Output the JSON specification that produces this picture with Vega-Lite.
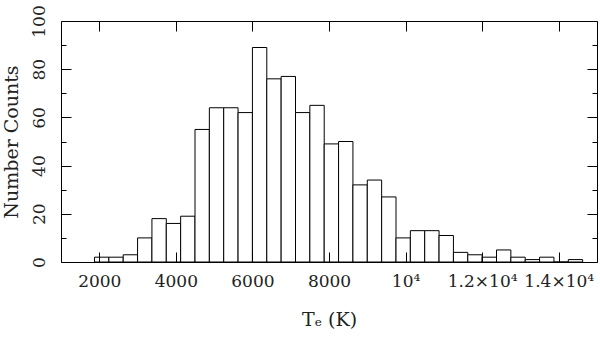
{
  "$schema": "https://vega.github.io/schema/vega-lite/v6.json",
  "width": 536,
  "height": 241,
  "autosize": "none",
  "padding": {"left": 61, "top": 21, "right": 3, "bottom": 75},
  "background": "white",
  "config": {
    "view": {"stroke": "black", "strokeWidth": 1},
    "font": "DejaVu Serif",
    "axis": {"labelFont": "DejaVu Serif", "titleFont": "DejaVu Serif", "labelColor": "#222", "titleColor": "#222", "titleFontWeight": "normal"}
  },
  "data": {
    "values": [
      {"start": 1875, "end": 2250, "count": 2},
      {"start": 2250, "end": 2625, "count": 2},
      {"start": 2625, "end": 3000, "count": 3},
      {"start": 3000, "end": 3375, "count": 10},
      {"start": 3375, "end": 3750, "count": 18},
      {"start": 3750, "end": 4125, "count": 16},
      {"start": 4125, "end": 4500, "count": 19},
      {"start": 4500, "end": 4875, "count": 55},
      {"start": 4875, "end": 5250, "count": 64},
      {"start": 5250, "end": 5625, "count": 64},
      {"start": 5625, "end": 6000, "count": 62},
      {"start": 6000, "end": 6375, "count": 89},
      {"start": 6375, "end": 6750, "count": 76},
      {"start": 6750, "end": 7125, "count": 77},
      {"start": 7125, "end": 7500, "count": 62},
      {"start": 7500, "end": 7875, "count": 65},
      {"start": 7875, "end": 8250, "count": 49},
      {"start": 8250, "end": 8625, "count": 50},
      {"start": 8625, "end": 9000, "count": 32},
      {"start": 9000, "end": 9375, "count": 34},
      {"start": 9375, "end": 9750, "count": 27},
      {"start": 9750, "end": 10125, "count": 10},
      {"start": 10125, "end": 10500, "count": 13},
      {"start": 10500, "end": 10875, "count": 13},
      {"start": 10875, "end": 11250, "count": 11},
      {"start": 11250, "end": 11625, "count": 4},
      {"start": 11625, "end": 12000, "count": 3},
      {"start": 12000, "end": 12375, "count": 2},
      {"start": 12375, "end": 12750, "count": 5},
      {"start": 12750, "end": 13125, "count": 2},
      {"start": 13125, "end": 13500, "count": 1},
      {"start": 13500, "end": 13875, "count": 2},
      {"start": 13875, "end": 14250, "count": 0},
      {"start": 14250, "end": 14625, "count": 1}
    ]
  },
  "layer": [
    {
      "mark": {"type": "bar", "fill": "white", "stroke": "black", "strokeWidth": 1, "clip": true},
      "encoding": {
        "x": {
          "field": "start", "type": "quantitative",
          "scale": {"domain": [1000, 15000], "nice": false, "zero": false},
          "axis": {
            "orient": "bottom", "title": "Tₑ (K)",
            "values": [2000, 4000, 6000, 8000, 10000, 12000, 14000],
            "ticks": false, "domain": false,
            "grid": true, "gridColor": "black", "gridOpacity": 1, "gridWidth": 1, "gridDash": [10, 221, 10, 1000],
            "zindex": 1,
            "labelFontSize": 17, "labelPadding": 11, "labelOverlap": false, "labelBound": false, "labelFlush": false,
            "labelExpr": "datum.value == 10000 ? '10⁴' : (datum.value > 10000 ? format(datum.value/10000, '.1f') + '×10⁴' : format(datum.value, 'd'))",
            "titleFontSize": 19, "titlePadding": 21
          }
        },
        "x2": {"field": "end"},
        "y": {
          "field": "count", "type": "quantitative",
          "scale": {"domain": [0, 100], "nice": false},
          "axis": {
            "orient": "left", "title": "Number Counts",
            "values": [0, 20, 40, 60, 80, 100],
            "ticks": false, "domain": false,
            "grid": true, "gridColor": "black", "gridOpacity": 1, "gridWidth": 1, "gridDash": [10, 516, 10, 1000],
            "zindex": 1,
            "labelFontSize": 17, "labelAngle": -90, "labelPadding": 13, "labelAlign": "center", "labelBaseline": "bottom",
            "titleFontSize": 19, "titlePadding": 9
          }
        },
        "y2": {"datum": 0}
      }
    },
    {
      "mark": {"type": "bar", "opacity": 0},
      "encoding": {
        "x": {"field": "start", "type": "quantitative"},
        "x2": {"field": "end"},
        "y": {
          "field": "count", "type": "quantitative",
          "axis": {
            "orient": "right", "title": null, "labels": false,
            "values": [10, 30, 50, 70, 90],
            "ticks": false, "domain": false,
            "grid": true, "gridColor": "black", "gridOpacity": 1, "gridWidth": 1, "gridDash": [5, 526, 5, 1000],
            "zindex": 1
          }
        },
        "y2": {"datum": 0}
      }
    }
  ],
  "resolve": {"axis": {"y": "independent"}}
}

- - -

Return the listing above in full and without alteration, excluding its pictures.

Output the JSON specification that produces this picture with Vega-Lite.
{
  "$schema": "https://vega.github.io/schema/vega-lite/v6.json",
  "width": 536,
  "height": 241,
  "autosize": "none",
  "padding": {"left": 61, "top": 21, "right": 3, "bottom": 75},
  "background": "white",
  "config": {
    "view": {"stroke": "black", "strokeWidth": 1},
    "font": "DejaVu Serif",
    "axis": {"labelFont": "DejaVu Serif", "titleFont": "DejaVu Serif", "labelColor": "#222", "titleColor": "#222", "titleFontWeight": "normal"}
  },
  "data": {
    "values": [
      {"start": 1875, "end": 2250, "count": 2},
      {"start": 2250, "end": 2625, "count": 2},
      {"start": 2625, "end": 3000, "count": 3},
      {"start": 3000, "end": 3375, "count": 10},
      {"start": 3375, "end": 3750, "count": 18},
      {"start": 3750, "end": 4125, "count": 16},
      {"start": 4125, "end": 4500, "count": 19},
      {"start": 4500, "end": 4875, "count": 55},
      {"start": 4875, "end": 5250, "count": 64},
      {"start": 5250, "end": 5625, "count": 64},
      {"start": 5625, "end": 6000, "count": 62},
      {"start": 6000, "end": 6375, "count": 89},
      {"start": 6375, "end": 6750, "count": 76},
      {"start": 6750, "end": 7125, "count": 77},
      {"start": 7125, "end": 7500, "count": 62},
      {"start": 7500, "end": 7875, "count": 65},
      {"start": 7875, "end": 8250, "count": 49},
      {"start": 8250, "end": 8625, "count": 50},
      {"start": 8625, "end": 9000, "count": 32},
      {"start": 9000, "end": 9375, "count": 34},
      {"start": 9375, "end": 9750, "count": 27},
      {"start": 9750, "end": 10125, "count": 10},
      {"start": 10125, "end": 10500, "count": 13},
      {"start": 10500, "end": 10875, "count": 13},
      {"start": 10875, "end": 11250, "count": 11},
      {"start": 11250, "end": 11625, "count": 4},
      {"start": 11625, "end": 12000, "count": 3},
      {"start": 12000, "end": 12375, "count": 2},
      {"start": 12375, "end": 12750, "count": 5},
      {"start": 12750, "end": 13125, "count": 2},
      {"start": 13125, "end": 13500, "count": 1},
      {"start": 13500, "end": 13875, "count": 2},
      {"start": 13875, "end": 14250, "count": 0},
      {"start": 14250, "end": 14625, "count": 1}
    ]
  },
  "layer": [
    {
      "mark": {"type": "bar", "fill": "white", "stroke": "black", "strokeWidth": 1, "clip": true},
      "encoding": {
        "x": {
          "field": "start", "type": "quantitative",
          "scale": {"domain": [1000, 15000], "nice": false, "zero": false},
          "axis": {
            "orient": "bottom", "title": "Tₑ (K)",
            "values": [2000, 4000, 6000, 8000, 10000, 12000, 14000],
            "ticks": false, "domain": false,
            "grid": true, "gridColor": "black", "gridOpacity": 1, "gridWidth": 1, "gridDash": [10, 221, 10, 1000],
            "zindex": 1,
            "labelFontSize": 17, "labelPadding": 11, "labelOverlap": false, "labelBound": false, "labelFlush": false,
            "labelExpr": "datum.value == 10000 ? '10⁴' : (datum.value > 10000 ? format(datum.value/10000, '.1f') + '×10⁴' : format(datum.value, 'd'))",
            "titleFontSize": 19, "titlePadding": 21
          }
        },
        "x2": {"field": "end"},
        "y": {
          "field": "count", "type": "quantitative",
          "scale": {"domain": [0, 100], "nice": false},
          "axis": {
            "orient": "left", "title": "Number Counts",
            "values": [0, 20, 40, 60, 80, 100],
            "ticks": false, "domain": false,
            "grid": true, "gridColor": "black", "gridOpacity": 1, "gridWidth": 1, "gridDash": [10, 516, 10, 1000],
            "zindex": 1,
            "labelFontSize": 17, "labelAngle": -90, "labelPadding": 13, "labelAlign": "center", "labelBaseline": "bottom",
            "titleFontSize": 19, "titlePadding": 9
          }
        },
        "y2": {"datum": 0}
      }
    },
    {
      "mark": {"type": "bar", "opacity": 0},
      "encoding": {
        "x": {"field": "start", "type": "quantitative"},
        "x2": {"field": "end"},
        "y": {
          "field": "count", "type": "quantitative",
          "axis": {
            "orient": "right", "title": null, "labels": false,
            "values": [10, 30, 50, 70, 90],
            "ticks": false, "domain": false,
            "grid": true, "gridColor": "black", "gridOpacity": 1, "gridWidth": 1, "gridDash": [5, 526, 5, 1000],
            "zindex": 1
          }
        },
        "y2": {"datum": 0}
      }
    }
  ],
  "resolve": {"axis": {"y": "independent"}}
}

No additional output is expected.